Problem when generating synthetic data

cjvanlissa / worcs

Rstudio project template and convenience functions for the Workflow for Open Reproducible Code in Science (WORCS)

https://cjvanlissa.github.io/worcs/

GNU General Public License v3.0

76 stars 11 forks source link

Problem when generating synthetic data #108

Open brandmaier opened 3 years ago

brandmaier commented 3 years ago

Creating synthetic data from Allison Horst's penguin data fails (https://raw.githubusercontent.com/bvreede/worcshop/master/data/penguins.csv) The error is caused because there is one column of strings. I assume this could be fixed by turning this column into a factor. However, there is a good chance that people will have strings in their data files, e.g., a comment column. Should we, by default, drop all string columns (while issuing a warning) before generating synthetic data?

cjvanlissa commented 3 years ago

I believe we should not - the modeling is done entirely by external functions; ranger() by default.

Perhaps we can do something to explain the process of the synthesizing better to people, so that they understand that it might break on the data type?

brandmaier commented 3 years ago

Alright, then let's not treat this as a bug. I like the approach that we outsource this responsibility. Still, how do we best help people to proceed from this point on? I think it's difficult for beginners to figure out how to fix the problem of "synthetic data could not be generated".

cjvanlissa commented 3 years ago

It's VERY difficult.
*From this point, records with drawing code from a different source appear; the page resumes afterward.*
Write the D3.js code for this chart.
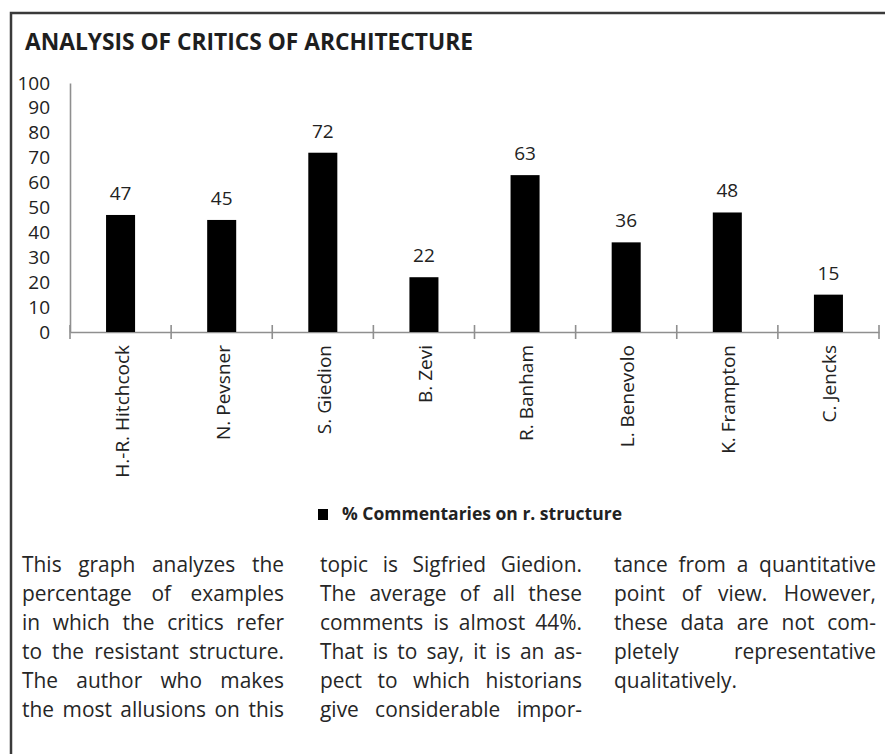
<!DOCTYPE html>
<html>
<head>
<meta charset="utf-8">
<script src="https://cdn.jsdelivr.net/npm/d3@7"></script>
<style>
  html, body { margin: 0; padding: 0; background: #fff; }
  svg { display: block; font-family: "Open Sans", "Noto Sans", sans-serif; }
</style>
</head>
<body>
<svg id="chart" width="885" height="754"></svg>
<script>
// ---------- data ----------
const titleText = "ANALYSIS OF CRITICS OF ARCHITECTURE";
const critics = ["H.-R. Hitchcock", "N. Pevsner", "S. Giedion", "B. Zevi", "R. Banham", "L. Benevolo", "K. Frampton", "C. Jencks"];
const values = [47, 45, 72, 22, 63, 36, 48, 15];
const yTickValues = [0, 10, 20, 30, 40, 50, 60, 70, 80, 90, 100];
const legendLabel = "% Commentaries on r. structure";
const column1 = ["This graph analyzes the", "percentage of examples", "in which the critics refer", "to the resistant structure.", "The author who makes", "the most allusions on this"];
const column2 = ["topic is Sigfried Giedion.", "The average of all these", "comments is almost 44%.", "That is to say, it is an as-", "pect to which historians", "give considerable impor-"];
const column3 = ["tance from a quantitative", "point of view. However,", "these data are not com-", "pletely representative", "qualitatively."];

// ---------- layout ----------
const svg = d3.select("#chart");
const textColor = "#222";
const axisColor = "#8f8f8f";

svg.append("rect").attr("width", 885).attr("height", 754).attr("fill", "#fff");

// frame (top and left edges)
svg.append("path")
  .attr("d", "M11,754 L11,13 L885,13")
  .attr("fill", "none").attr("stroke", "#3a3a3a").attr("stroke-width", 2.5);

// title
svg.append("text")
  .attr("x", 25).attr("y", 50)
  .attr("font-size", 24).attr("font-weight", 700).attr("fill", "#1e1e1e")
  .attr("textLength", 448).attr("lengthAdjust", "spacingAndGlyphs")
  .text(titleText);

// scales
const x = d3.scaleBand().domain(critics).range([70, 879]).paddingInner(0.713).paddingOuter(0.3565);
const y = d3.scaleLinear().domain([0, 100]).range([332, 83]);

// y axis
const yAxis = svg.append("g").attr("transform", "translate(70,0)")
  .call(d3.axisLeft(y).tickValues(yTickValues).tickSize(0).tickSizeOuter(0).tickPadding(20));
yAxis.select(".domain").attr("stroke", axisColor).attr("stroke-width", 1.6);
yAxis.selectAll("text").attr("font-size", 19).attr("fill", textColor)
  .attr("font-family", "'Open Sans', sans-serif");

// x axis
const xAxis = svg.append("g").attr("transform", `translate(0,${y(0)})`)
  .call(d3.axisBottom(x).tickSize(0).tickSizeOuter(0));
xAxis.select(".domain").attr("stroke", axisColor).attr("stroke-width", 1.6);
xAxis.selectAll(".tick text")
  .attr("font-size", 19).attr("fill", textColor)
  .attr("font-family", "'Open Sans', sans-serif")
  .attr("text-anchor", "end")
  .attr("transform", "rotate(-90)")
  .attr("x", -13).attr("y", 0).attr("dy", "0.42em");

// boundary tick marks (crossing the axis)
const boundaries = critics.map(c => x(c) + x.bandwidth() / 2 - x.step() / 2);
boundaries.push(x.range()[1]);
svg.append("g").selectAll("line").data(boundaries).join("line")
  .attr("x1", d => d).attr("x2", d => d)
  .attr("y1", y(0) - 7).attr("y2", y(0) + 7)
  .attr("stroke", axisColor).attr("stroke-width", 1.6);

// bars
const data = critics.map((c, i) => ({ name: c, value: values[i] }));
svg.append("g").selectAll("rect").data(data).join("rect")
  .attr("x", d => x(d.name)).attr("width", x.bandwidth())
  .attr("y", d => y(d.value)).attr("height", d => y(0) - y(d.value))
  .attr("fill", "#000");

// value labels
svg.append("g").selectAll("text").data(data).join("text")
  .attr("x", d => x(d.name) + x.bandwidth() / 2)
  .attr("y", d => y(d.value) - 15)
  .attr("text-anchor", "middle")
  .attr("font-size", 19).attr("fill", textColor)
  .text(d => d.value);

// legend
const legend = svg.append("g");
legend.append("rect").attr("x", 318).attr("y", 509).attr("width", 10).attr("height", 11).attr("fill", "#000");
legend.append("text").attr("x", 342).attr("y", 520)
  .attr("font-size", 17).attr("font-weight", 700).attr("fill", textColor)
  .attr("textLength", 280).attr("lengthAdjust", "spacingAndGlyphs")
  .text(legendLabel);

// body text (justified columns; each line is a horizontally condensed group)
const bodyFs = 22.5;
const lineH = 28.9;
const firstBaseline = 572;
const colW = 262;
const columns = [
  { x: 22, lines: column1, lastIsEnd: false },
  { x: 320, lines: column2, lastIsEnd: false },
  { x: 614, lines: column3, lastIsEnd: true }
];
const body = svg.append("g").attr("font-size", bodyFs).attr("fill", "#262626");
const globalK = 0.93;
const minGap = bodyFs * 0.18;
const normalGap = bodyFs * 0.24;
columns.forEach(col => {
  col.lines.forEach((line, li) => {
    const justify = !(col.lastIsEnd && li === col.lines.length - 1);
    const yy = firstBaseline + li * lineH;
    const words = line.split(" ");
    const g = body.append("g");
    const els = words.map(w => g.append("text").attr("y", 0).text(w));
    const widths = els.map(e => e.node().getComputedTextLength());
    const total = d3.sum(widths);
    const k = Math.min(globalK, colW / (total + minGap * (words.length - 1)));
    const localW = colW / k;
    let gap = normalGap;
    if (justify && words.length > 1) gap = (localW - total) / (words.length - 1);
    let cx = 0;
    els.forEach((e, i) => { e.attr("x", cx); cx += widths[i] + gap; });
    g.attr("transform", `translate(${col.x},${yy}) scale(${k},1)`);
  });
});
</script>
</body>
</html>
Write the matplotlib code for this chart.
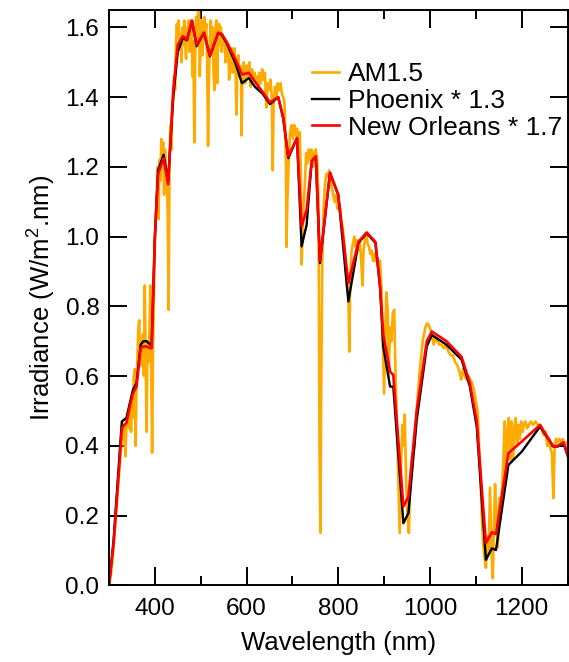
import numpy as np
import matplotlib
matplotlib.use("Agg")
import matplotlib.pyplot as plt
from matplotlib.ticker import MultipleLocator, FormatStrFormatter

plt.rcParams['font.family'] = ['Liberation Sans', 'DejaVu Sans']
plt.rcParams['mathtext.fontset'] = 'custom'
plt.rcParams['mathtext.rm'] = 'Liberation Sans'

# AM1.5 reference spectrum
am15_nm = [300, 304, 308, 312, 316, 320, 324, 328, 331, 334, 336, 338, 340, 342, 344, 346, 348, 350,
           352, 354, 356, 358, 360, 362, 364, 366, 368, 370, 372, 374, 376, 378, 380, 382, 384, 386,
           388, 390, 392, 394, 396, 398, 400, 402, 404, 406, 408, 410, 412, 414, 416, 418, 420, 422,
           424, 426, 428, 430, 432, 434, 436, 438, 440, 442, 444, 446, 448, 450, 452, 454, 456, 458,
           460, 462, 464, 466, 468, 470, 472, 474, 476, 478, 480, 482, 484, 486, 488, 490, 492, 494,
           496, 498, 500, 502, 504, 506, 508, 510, 512, 514, 516, 518, 520, 522, 524, 526, 528, 530,
           532, 534, 536, 538, 540, 542, 544, 546, 548, 550, 552, 554, 556, 558, 560, 562, 564, 566,
           568, 570, 572, 574, 576, 578, 580, 582, 584, 586, 588, 589, 591, 594, 597, 600, 603, 606,
           609, 612, 615, 618, 621, 624, 626, 628, 631, 634, 637, 640, 643, 646, 649, 652, 655, 657,
           659, 662, 665, 668, 671, 674, 677, 680, 683, 686, 687, 689, 692, 695, 698, 701, 704, 707,
           710, 713, 716, 718, 720, 722, 724, 727, 730, 733, 736, 739, 742, 745, 748, 751, 754, 757,
           759, 761, 763, 765, 768, 771, 774, 777, 780, 783, 786, 789, 792, 795, 798, 801, 804, 807,
           810, 813, 816, 819, 822, 824, 826, 829, 832, 835, 838, 841, 844, 847, 850, 853, 855, 858,
           861, 864, 867, 870, 873, 876, 879, 882, 885, 888, 891, 894, 897, 900, 903, 905, 908, 910,
           913, 916, 919, 922, 925, 928, 931, 934, 937, 940, 943, 945, 948, 951, 954, 957, 960, 963,
           966, 969, 972, 975, 978, 981, 984, 987, 990, 993, 996, 999, 1002, 1005, 1008, 1011, 1014,
           1017, 1020, 1025, 1030, 1035, 1040, 1045, 1050, 1055, 1060, 1065, 1068, 1072, 1076, 1080,
           1084, 1088, 1092, 1096, 1100, 1104, 1107, 1110, 1113, 1116, 1119, 1122, 1125, 1128, 1131,
           1134, 1137, 1140, 1142, 1145, 1148, 1151, 1154, 1157, 1160, 1163, 1166, 1169, 1172, 1175,
           1178, 1181, 1184, 1187, 1190, 1193, 1196, 1199, 1202, 1205, 1208, 1212, 1216, 1220, 1225,
           1230, 1235, 1240, 1244, 1248, 1252, 1256, 1260, 1263, 1266, 1269, 1272, 1275, 1278, 1282,
           1286, 1290, 1294, 1297, 1300]
am15_val = [0.00, 0.03, 0.08, 0.15, 0.22, 0.29, 0.36, 0.43, 0.46, 0.41, 0.37, 0.47, 0.46, 0.50, 0.45, 0.52, 0.44, 0.54,
            0.48, 0.60, 0.62, 0.40, 0.57, 0.66, 0.74, 0.76, 0.63, 0.70, 0.66, 0.72, 0.60, 0.86, 0.66, 0.44, 0.70, 0.64,
            0.72, 0.86, 0.63, 0.38, 0.68, 0.85, 0.98, 1.05, 1.12, 1.20, 1.05, 1.22, 1.16, 1.28, 1.22, 1.27, 1.12, 1.25,
            1.20, 1.18, 1.06, 0.79, 1.22, 1.32, 1.25, 1.38, 1.39, 1.46, 1.42, 1.55, 1.61, 1.57, 1.62, 1.54, 1.58, 1.50,
            1.60, 1.55, 1.62, 1.56, 1.51, 1.60, 1.57, 1.62, 1.53, 1.60, 1.62, 1.46, 1.56, 1.27, 1.52, 1.63, 1.55, 1.64,
            1.66, 1.46, 1.58, 1.62, 1.52, 1.60, 1.63, 1.58, 1.61, 1.50, 1.26, 1.46, 1.56, 1.62, 1.55, 1.60, 1.47, 1.42,
            1.59, 1.62, 1.44, 1.58, 1.61, 1.55, 1.60, 1.53, 1.58, 1.55, 1.57, 1.50, 1.56, 1.52, 1.55, 1.45, 1.53, 1.50,
            1.54, 1.47, 1.52, 1.54, 1.48, 1.35, 1.50, 1.52, 1.46, 1.49, 1.45, 1.29, 1.47, 1.50, 1.44, 1.49, 1.46, 1.50,
            1.43, 1.48, 1.45, 1.47, 1.44, 1.46, 1.42, 1.47, 1.44, 1.48, 1.45, 1.47, 1.37, 1.44, 1.42, 1.45, 1.40, 1.19,
            1.38, 1.43, 1.40, 1.44, 1.42, 1.44, 1.41, 1.40, 1.38, 1.20, 0.97, 1.10, 1.22, 1.30, 1.32, 1.28, 1.32, 1.29,
            1.31, 1.27, 1.30, 1.20, 0.92, 1.00, 1.08, 1.15, 1.24, 1.21, 1.25, 1.22, 1.25, 1.20, 1.24, 1.25, 1.22, 1.10,
            0.40, 0.15, 0.60, 0.92, 1.08, 1.15, 1.18, 1.17, 1.19, 1.16, 1.14, 1.12, 1.10, 1.12, 1.08, 1.09, 1.08, 1.04,
            1.02, 0.98, 0.93, 0.86, 0.84, 0.67, 0.88, 0.96, 0.98, 1.00, 0.97, 0.99, 0.96, 0.99, 0.93, 0.86, 0.96, 0.99,
            1.01, 0.98, 0.97, 0.95, 0.96, 0.93, 0.95, 0.93, 0.94, 0.92, 0.93, 0.86, 0.70, 0.55, 0.75, 0.84, 0.78, 0.60,
            0.74, 0.70, 0.78, 0.79, 0.60, 0.45, 0.30, 0.15, 0.35, 0.46, 0.40, 0.49, 0.30, 0.20, 0.15, 0.30, 0.36, 0.38,
            0.40, 0.46, 0.52, 0.57, 0.62, 0.66, 0.70, 0.72, 0.74, 0.75, 0.75, 0.74, 0.73, 0.71, 0.69, 0.71, 0.70,
            0.70, 0.69, 0.69, 0.68, 0.69, 0.67, 0.66, 0.66, 0.64, 0.63, 0.61, 0.59, 0.62, 0.60, 0.59,
            0.60, 0.59, 0.58, 0.56, 0.53, 0.50, 0.40, 0.32, 0.20, 0.12, 0.08, 0.05, 0.14, 0.09, 0.28,
            0.10, 0.02, 0.20, 0.29, 0.18, 0.11, 0.25, 0.20, 0.27, 0.36, 0.47, 0.33, 0.44, 0.48, 0.36,
            0.47, 0.36, 0.45, 0.48, 0.40, 0.46, 0.42, 0.47, 0.44, 0.46, 0.47, 0.45, 0.46, 0.47, 0.46,
            0.47, 0.46, 0.46, 0.45, 0.43, 0.44, 0.40, 0.42, 0.39, 0.38, 0.25, 0.40, 0.42, 0.41, 0.42,
            0.41, 0.42, 0.40, 0.41, 0.37]

# Phoenix * 1.3
phx_nm = [300, 310, 320, 328, 333, 338, 345, 352, 360, 369, 375, 382, 390, 393, 400, 407, 419, 429,
          440, 450, 461, 470, 481, 491, 507, 520, 538, 545, 556, 575, 590, 605, 618, 635, 651, 669,
          680, 691, 710, 720, 731, 742, 751, 760, 782, 800, 822, 844, 862, 881, 891, 898, 913, 920,
          942, 953, 971, 993, 1004, 1036, 1069, 1087, 1102, 1122, 1135, 1144, 1171, 1200, 1240,
          1269, 1279, 1291, 1300]
phx_val = [0.00, 0.13, 0.32, 0.47, 0.475, 0.48, 0.52, 0.56, 0.58, 0.69, 0.70, 0.70, 0.69, 0.69, 1.00, 1.19, 1.235, 1.16,
           1.40, 1.53, 1.57, 1.563, 1.618, 1.546, 1.585, 1.517, 1.584, 1.58, 1.556, 1.50, 1.44, 1.455, 1.43, 1.41, 1.38, 1.40,
           1.34, 1.225, 1.283, 0.972, 1.034, 1.216, 1.23, 0.924, 1.183, 1.12, 0.814, 0.982, 1.01, 0.982, 0.857, 0.685, 0.57, 0.57,
           0.178, 0.207, 0.474, 0.685, 0.718, 0.69, 0.647, 0.57, 0.455, 0.073, 0.106, 0.101, 0.345, 0.383, 0.455,
           0.398, 0.398, 0.408, 0.374]

# New Orleans * 1.7
nol_nm = phx_nm
nol_val = [0.00, 0.12, 0.30, 0.45, 0.46, 0.465, 0.51, 0.55, 0.57, 0.68, 0.685, 0.685, 0.68, 0.68, 1.00, 1.18, 1.225, 1.15,
           1.42, 1.55, 1.575, 1.565, 1.62, 1.55, 1.585, 1.52, 1.585, 1.582, 1.56, 1.51, 1.465, 1.47, 1.445, 1.415, 1.385, 1.40,
           1.34, 1.23, 1.283, 1.029, 1.077, 1.216, 1.23, 0.93, 1.183, 1.12, 0.867, 0.985, 1.012, 0.985, 0.86, 0.72, 0.613, 0.603,
           0.226, 0.254, 0.50, 0.70, 0.728, 0.70, 0.655, 0.58, 0.47, 0.121, 0.152, 0.147, 0.379, 0.412, 0.46,
           0.398, 0.40, 0.41, 0.374]

labels = ['AM1.5', 'Phoenix * 1.3', 'New Orleans * 1.7']

fig = plt.figure(figsize=(5.69, 6.62), dpi=100)
ax = fig.add_axes([0.1916, 0.1159, 0.8058, 0.869])

ax.plot(am15_nm, am15_val, color='#FFAA00', lw=1.9, label=labels[0])
ax.plot(phx_nm, phx_val, color='black', lw=1.7, label=labels[1])
ax.plot(nol_nm, nol_val, color='#FF0000', lw=1.9, label=labels[2])

ax.set_xlim(300, 1300)
ax.set_ylim(0, 1.65)
ax.xaxis.set_major_locator(MultipleLocator(200))
ax.xaxis.set_minor_locator(MultipleLocator(100))
ax.yaxis.set_major_locator(MultipleLocator(0.2))
ax.yaxis.set_major_formatter(FormatStrFormatter('%.1f'))
ax.tick_params(which='both', direction='in', top=True, right=True, width=1.4, labelsize=17.5)
ax.tick_params(which='major', length=13)
ax.tick_params(which='minor', length=6.5)
ax.tick_params(axis='y', pad=7)
ax.tick_params(axis='x', pad=9)
for s in ax.spines.values():
    s.set_linewidth(1.4)

ax.set_xlabel('Wavelength (nm)', fontsize=18.5, labelpad=8)
ax.set_ylabel('Irradiance (W/m$^2$.nm)', fontsize=18.5, labelpad=6)

ax.legend(loc='upper left', bbox_to_anchor=(0.548, 0.906), bbox_transform=fig.transFigure,
          frameon=False, fontsize=19, handlelength=1.02, handletextpad=0.34,
          labelspacing=0.1, borderpad=0, borderaxespad=0)

fig.savefig('out.png', dpi=100)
We're also limited by resources, of course. I know that Marvin Wright would be open for a pull request that makes ranger suitable for a wider range of input/outcome variables, so we could try to make ranger itself more flexible. Another solution would be to wrap ranger with a function that preprocesses variable types using some sensible defaults.

cjvanlissa commented 3 years ago

In the meanwhile, I removed the error wrapping from the call to synthetic(). This means that if data synthesis fails - the entire function fails, so users are more aware of the problem.